Ce module porte sur la tendance universelle à produire ou à contester des frontières au nom du communautarisme et plus particulièrement de la reconnaissance de communautés basées sur l’homogénéité ethnique.
Le point de départ est résolument africain tant les débats concernant les frontières sur ce continent permettent de caractériser le paradigme essentialiste ethnique et racial dans lequel s’inscrivent les démarches ethnorégionalistes. En effet, tant la tentative coloniale aboutie à la cartographie exhaustive des ethnies africaines selon une approche exclusiviste et fixiste, que le débat postcolonial sur la nature des frontières africaines et les problèmes que poserait leur origine externe et arbitraire peuvent servir d’analyseur pour mettre en place le cadre conceptuel d’une approche critique de l’ethnorégionalisme et de ses frontières
Le module se déploit ensuite en envisageant trois situations ou types de situations qui nous amènent à préciser les arguments, les ressorts et les modalités dans lesquels s’inscrit cette tendance lourde de la géopolitique à différentes échelles et dans différents contextes politiques, géographiques et historiques. Ces situations sont des expériences historiques particulières ou des débats récurrents, il s’agit :
• De la politique d’apartheid et de son dépassement, ou comment une politique de systématisation des frontières coloniales entre colons et colonisés peut s’appuyer sur une conception ethnorégionaliste de l’organisation de l’espace et de la création de frontières à toutes les échelles. L’inertie remarquable du système et son statut actuel de référence en matière d’ordre ségrégatif révèle également son caractère prototypique.
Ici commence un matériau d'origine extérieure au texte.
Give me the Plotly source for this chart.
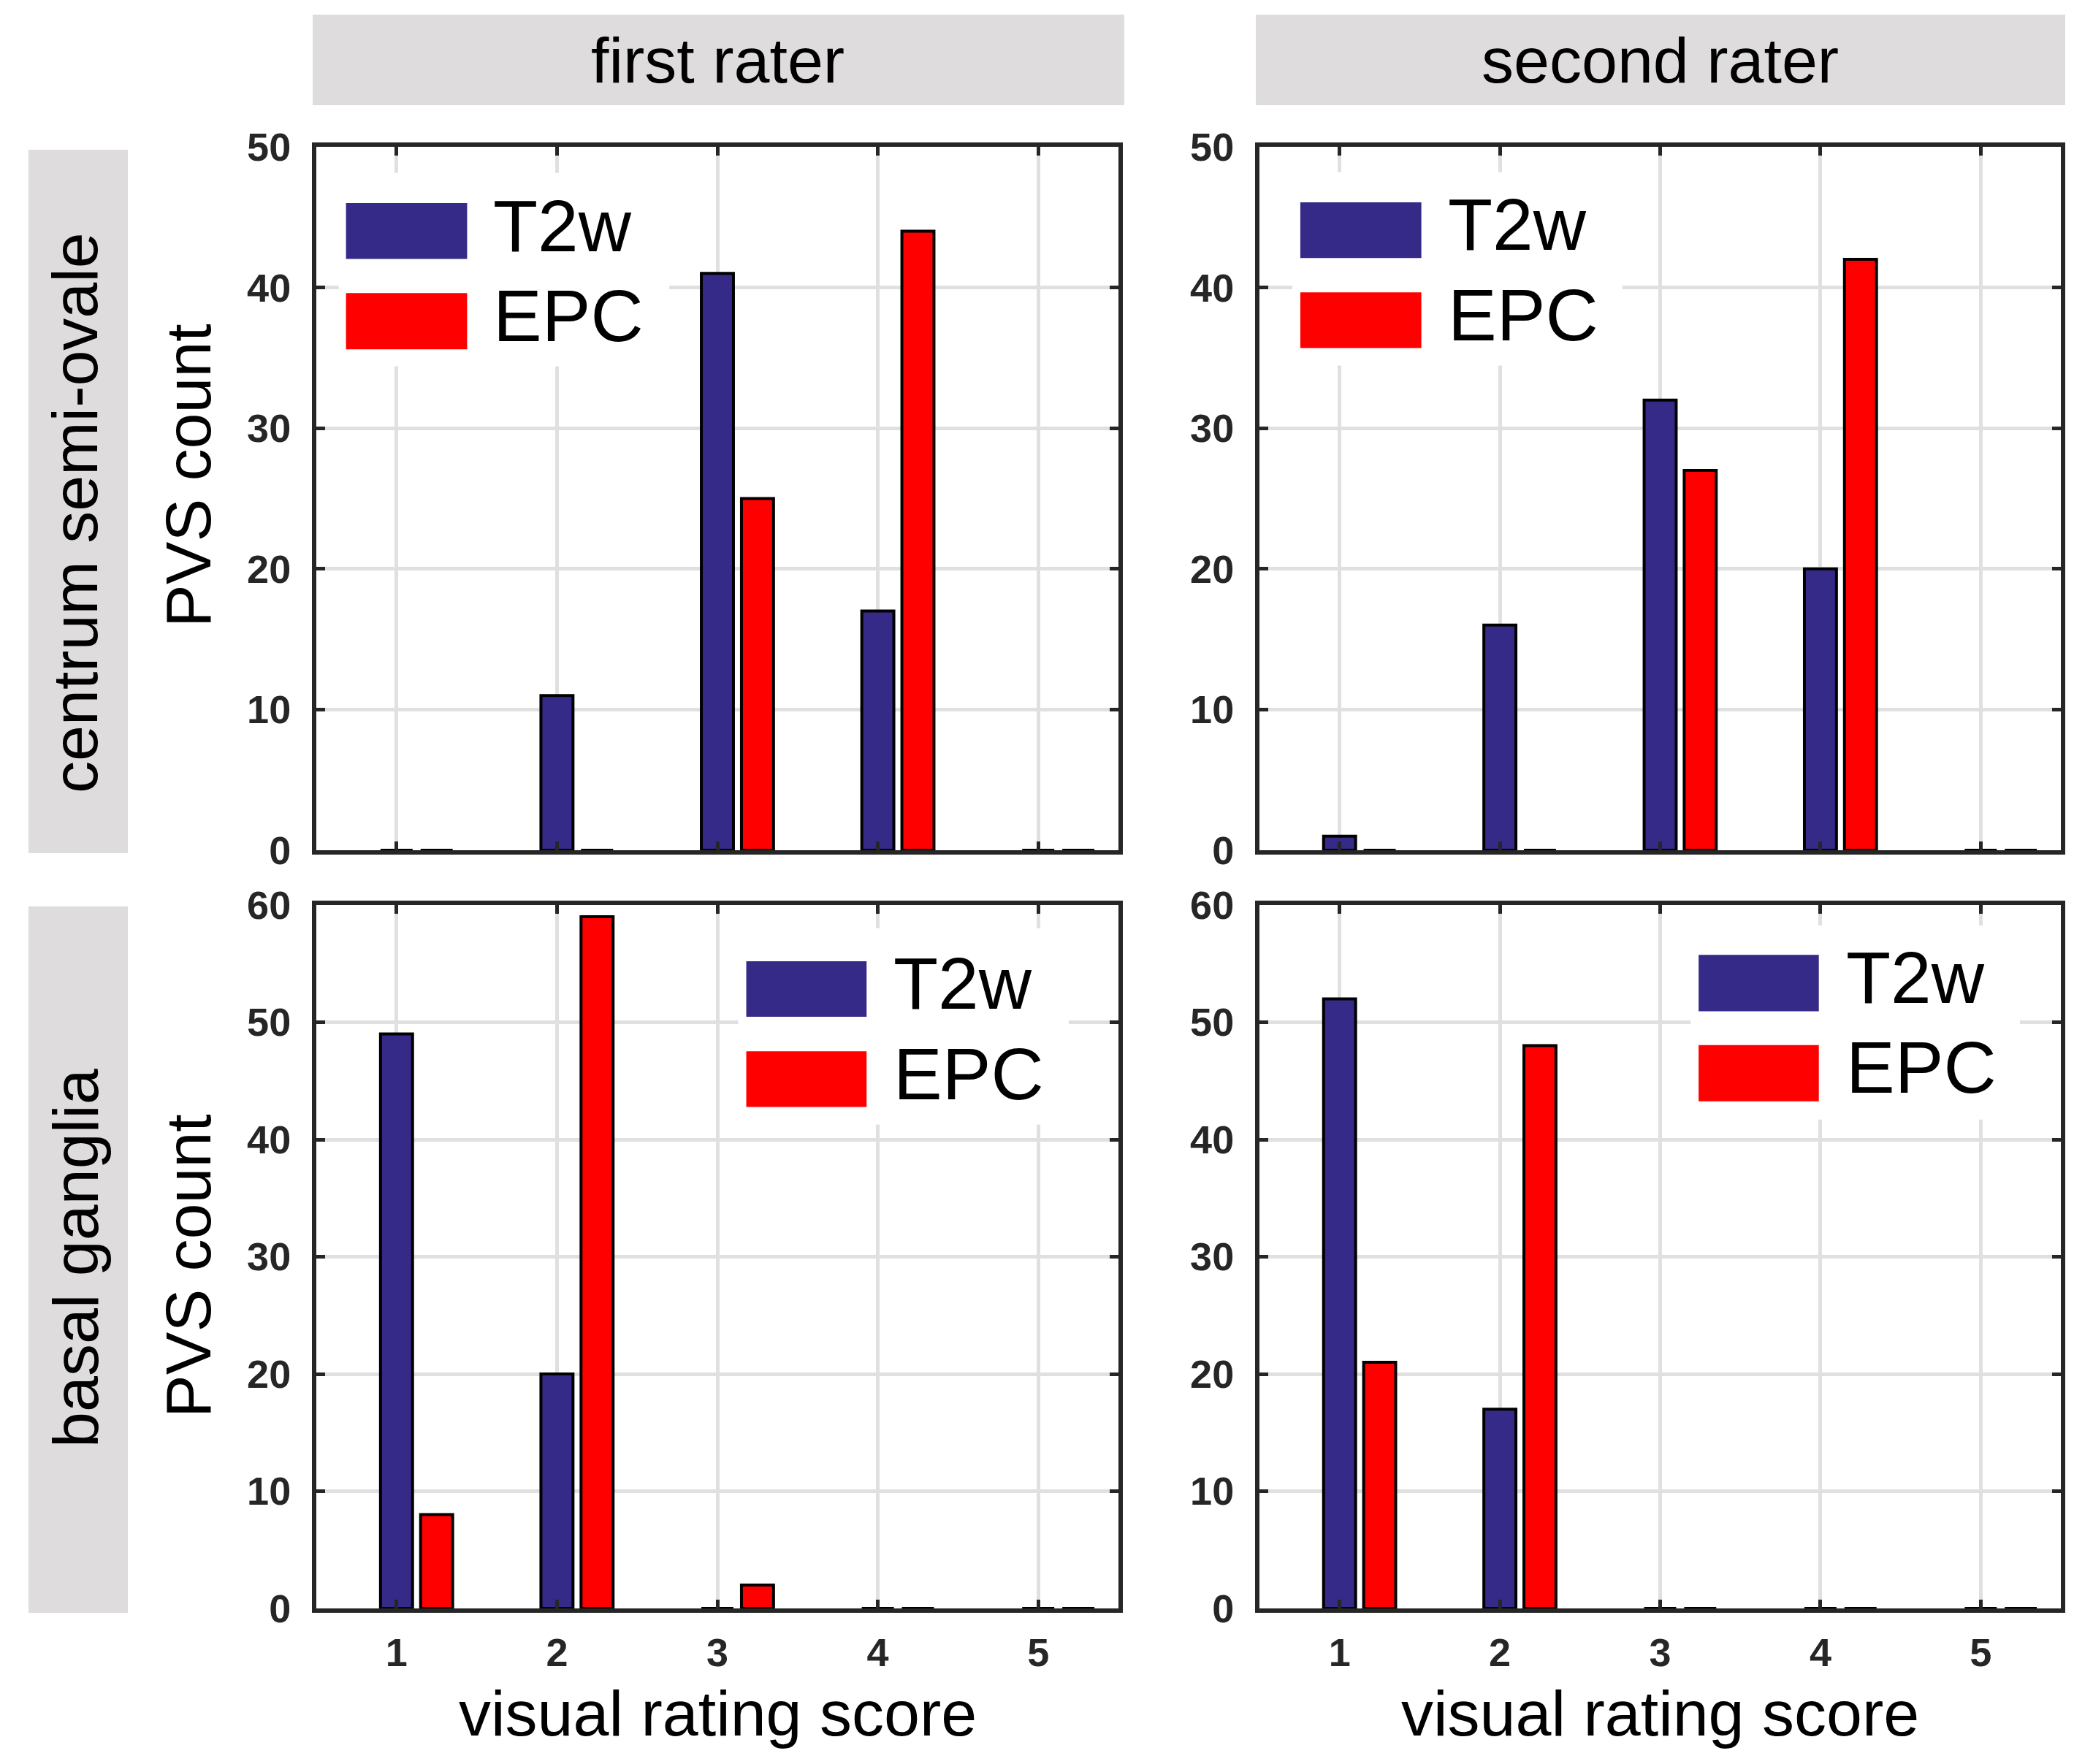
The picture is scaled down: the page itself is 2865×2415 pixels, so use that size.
import plotly.graph_objects as go

# ---------------- data ----------------
scores = [1, 2, 3, 4, 5]
series_names = ["T2w", "EPC"]
col_titles = ["first rater", "second rater"]
row_titles = ["centrum semi-ovale", "basal ganglia"]
x_title = "visual rating score"
y_title = "PVS count"

cso_first_t2w = [0, 11, 41, 17, 0]
cso_first_epc = [0, 0, 25, 44, 0]
cso_second_t2w = [1, 16, 32, 20, 0]
cso_second_epc = [0, 0, 27, 42, 0]
bg_first_t2w = [49, 20, 0, 0, 0]
bg_first_epc = [8, 59, 2, 0, 0]
bg_second_t2w = [52, 17, 0, 0, 0]
bg_second_epc = [21, 48, 0, 0, 0]

y_max_rows = [50, 60]
y_ticks_rows = [[0, 10, 20, 30, 40, 50], [0, 10, 20, 30, 40, 50, 60]]

# ---------------- styling ----------------
W, H = 2865, 2415
FONT = "Liberation Sans, Arial, Helvetica, sans-serif"
C_T2W = "#352A87"
C_EPC = "#FF0000"
AX_COL = "#262626"
GRID = "#e0e0e0"
STRIP = "#dedcdd"

def px(p):
    return p / W

def py(p):
    return 1 - p / H

col_px = [(433, 1531), (1724, 2821)]
row_px = [(201, 1164), (1239, 2202)]

panels = [
    (0, 0, cso_first_t2w, cso_first_epc),
    (0, 1, cso_second_t2w, cso_second_epc),
    (1, 0, bg_first_t2w, bg_first_epc),
    (1, 1, bg_second_t2w, bg_second_epc),
]

# legend layout per panel (axis-domain fractions)
legend_pos = {
    (0, 0): dict(box=(0.028, 0.440, 0.688, 0.963), sx=(0.037, 0.188),
                 ya=(0.8405, 0.920), yb=(0.712, 0.792), tx=0.219),
    (0, 1): dict(box=(0.041, 0.453, 0.689, 0.964), sx=(0.051, 0.202),
                 ya=(0.842, 0.921), yb=(0.714, 0.793), tx=0.233),
    (1, 0): dict(box=(0.526, 0.938, 0.688, 0.967), sx=(0.536, 0.686),
                 ya=(0.841, 0.920), yb=(0.713, 0.792), tx=0.718),
    (1, 1): dict(box=(0.538, 0.949, 0.695, 0.971), sx=(0.548, 0.698),
                 ya=(0.849, 0.929), yb=(0.721, 0.801), tx=0.730),
}

fig = go.Figure()
shapes = []
annotations = []
layout_axes = {}

for (r, c, t2w, epc) in panels:
    k = r * 2 + c + 1
    xa = "x" if k == 1 else f"x{k}"
    ya = "y" if k == 1 else f"y{k}"
    fig.add_trace(go.Bar(
        x=scores, y=t2w, name=series_names[0], xaxis=xa, yaxis=ya,
        width=0.2, offset=-0.1, marker=dict(color=C_T2W, line=dict(color="black", width=4)),
        showlegend=False))
    fig.add_trace(go.Bar(
        x=scores, y=epc, name=series_names[1], xaxis=xa, yaxis=ya,
        width=0.2, offset=0.15, marker=dict(color=C_EPC, line=dict(color="black", width=4)),
        showlegend=False))

    x0, x1 = col_px[c]
    y0, y1 = row_px[r]
    xkey = "xaxis" if k == 1 else f"xaxis{k}"
    ykey = "yaxis" if k == 1 else f"yaxis{k}"
    layout_axes[xkey] = dict(
        domain=[px(x0), px(x1)], anchor=ya, range=[0.5, 5.5],
        tickvals=scores, ticktext=[str(s) for s in scores],
        showticklabels=(r == 1), ticks="inside", ticklen=12, tickwidth=5, tickcolor=AX_COL,
        showline=True, linecolor=AX_COL, linewidth=6, mirror="ticks",
        showgrid=True, gridcolor=GRID, gridwidth=5, zeroline=False,
        tickfont=dict(family=FONT, size=54, color=AX_COL, weight="bold"),
        ticklabelstandoff=8, fixedrange=True, automargin=False,
    )
    layout_axes[ykey] = dict(
        domain=[py(y1), py(y0)], anchor=xa, range=[0, y_max_rows[r]],
        tickvals=y_ticks_rows[r],
        ticks="inside", ticklen=12, tickwidth=5, tickcolor=AX_COL,
        showline=True, linecolor=AX_COL, linewidth=6, mirror="ticks",
        showgrid=True, gridcolor=GRID, gridwidth=5, zeroline=False,
        tickfont=dict(family=FONT, size=54, color=AX_COL, weight="bold"),
        ticklabelstandoff=18, fixedrange=True, automargin=False,
    )

    # manual legend (white box, colour swatches, labels)
    lp = legend_pos[(r, c)]
    bx0, bx1, by0, by1 = lp["box"]
    dx = f"{xa} domain"
    dy = f"{ya} domain"
    shapes.append(dict(type="rect", xref=dx, yref=dy, x0=bx0, x1=bx1, y0=by0, y1=by1,
                       fillcolor="white", line=dict(width=0), layer="above"))
    for (yy, col, nm) in [(lp["ya"], C_T2W, series_names[0]), (lp["yb"], C_EPC, series_names[1])]:
        shapes.append(dict(type="rect", xref=dx, yref=dy, x0=lp["sx"][0], x1=lp["sx"][1],
                           y0=yy[0], y1=yy[1], fillcolor=col, line=dict(width=0), layer="above"))
        annotations.append(dict(xref=dx, yref=dy, x=lp["tx"], y=(yy[0] + yy[1]) / 2 + 0.008,
                                xanchor="left", yanchor="middle", text=nm, showarrow=False,
                                font=dict(family=FONT, size=100, color="black")))

# column strips
strip_cols = [(428, 1539), (1719, 2827)]
for c, (sx0, sx1) in enumerate(strip_cols):
    shapes.append(dict(type="rect", xref="paper", yref="paper", x0=px(sx0), x1=px(sx1),
                       y0=py(144), y1=py(20), fillcolor=STRIP, line=dict(width=0), layer="below"))
    annotations.append(dict(xref="paper", yref="paper", x=px((col_px[c][0] + col_px[c][1]) / 2),
                            y=py(82), xanchor="center", yanchor="middle", text=col_titles[c],
                            showarrow=False, font=dict(family=FONT, size=88, color="black")))

# row strips
strip_rows = [(205, 1168), (1241, 2208)]
row_text_y = [702, 1723]
for r, (sy0, sy1) in enumerate(strip_rows):
    shapes.append(dict(type="rect", xref="paper", yref="paper", x0=px(39), x1=px(175),
                       y0=py(sy1), y1=py(sy0), fillcolor=STRIP, line=dict(width=0), layer="below"))
    annotations.append(dict(xref="paper", yref="paper", x=px(103), y=py(row_text_y[r]),
                            xanchor="center", yanchor="middle", text=row_titles[r], showarrow=False,
                            textangle=-90, font=dict(family=FONT, size=88, color="black")))

# y titles
ytitle_y = [651, 1733]
for r in range(2):
    annotations.append(dict(xref="paper", yref="paper", x=px(257), y=py(ytitle_y[r]),
                            xanchor="center", yanchor="middle", text=y_title, showarrow=False,
                            textangle=-90, font=dict(family=FONT, size=88, color="black")))

# x titles
for c in range(2):
    x0, x1 = col_px[c]
    annotations.append(dict(xref="paper", yref="paper", x=px((x0 + x1) / 2), y=py(2345),
                            xanchor="center", yanchor="middle", text=x_title, showarrow=False,
                            font=dict(family=FONT, size=88, color="black")))

fig.update_layout(
    width=W, height=H, autosize=False,
    margin=dict(l=0, r=0, t=0, b=0, pad=0),
    paper_bgcolor="white", plot_bgcolor="white",
    barmode="overlay", showlegend=False,
    shapes=shapes, annotations=annotations,
    font=dict(family=FONT),
    **layout_axes,
)

fig.write_html(
    "out.html",
    config={"displayModeBar": False},
    post_script="document.body.style.margin='0';document.body.style.overflow='hidden';",
)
• Des revendications territoriales ethnorégionalistes en Amérique latine et en Europe, ou comment l’indigénisme en Amérique latine et le régionalisme contemporain en Europe proposent la reconnaissance de frontières avec des arguments essentialistes sur les peuples autochtones couplés à une revendication de réparation historique dans un cas et de nationalisme légitime dans l’autre. La question des frontières y est ainsi vue au prime de "l’essentialisme stratégique" et de " l’égoïsme territorial".
• Des pseudos solutions frontalières ethnorégionalistes aux conflits contemporains, notamment en ex Yougoslavie. Les accords de Dayton qui mettent fin au conflit en Bosnie Herzegovine entérinent une approche ethnorégionaliste de la reconnaissance des territoires et des frontières légitimes au prix d’un nettoyage ethnique des lieux cosmopolites notamment urbains. A ce titre, ils posent le problème de l’institution d’un apartheid à des fins de pacification. Il est ainsi possible de revisiter les nombreuses propositions de solutions aux conflits géopolitiques par l’instauration de frontières ethniques avec une grille de lecture critique qui montre les biais des approches essentialistes et ethnorégionalistes.
Ce module est donc un voyage à travers des situations géopolitiques et des débats d’échelles et de temporalités différentes, qui éclairent les facettes et les enjeux de la revendication ou de l’instauration de frontières sur des bases ethniques, ce sont les ressorts de l’instauration d’apartheids contemporains dans différents contextes qui sont éclairés.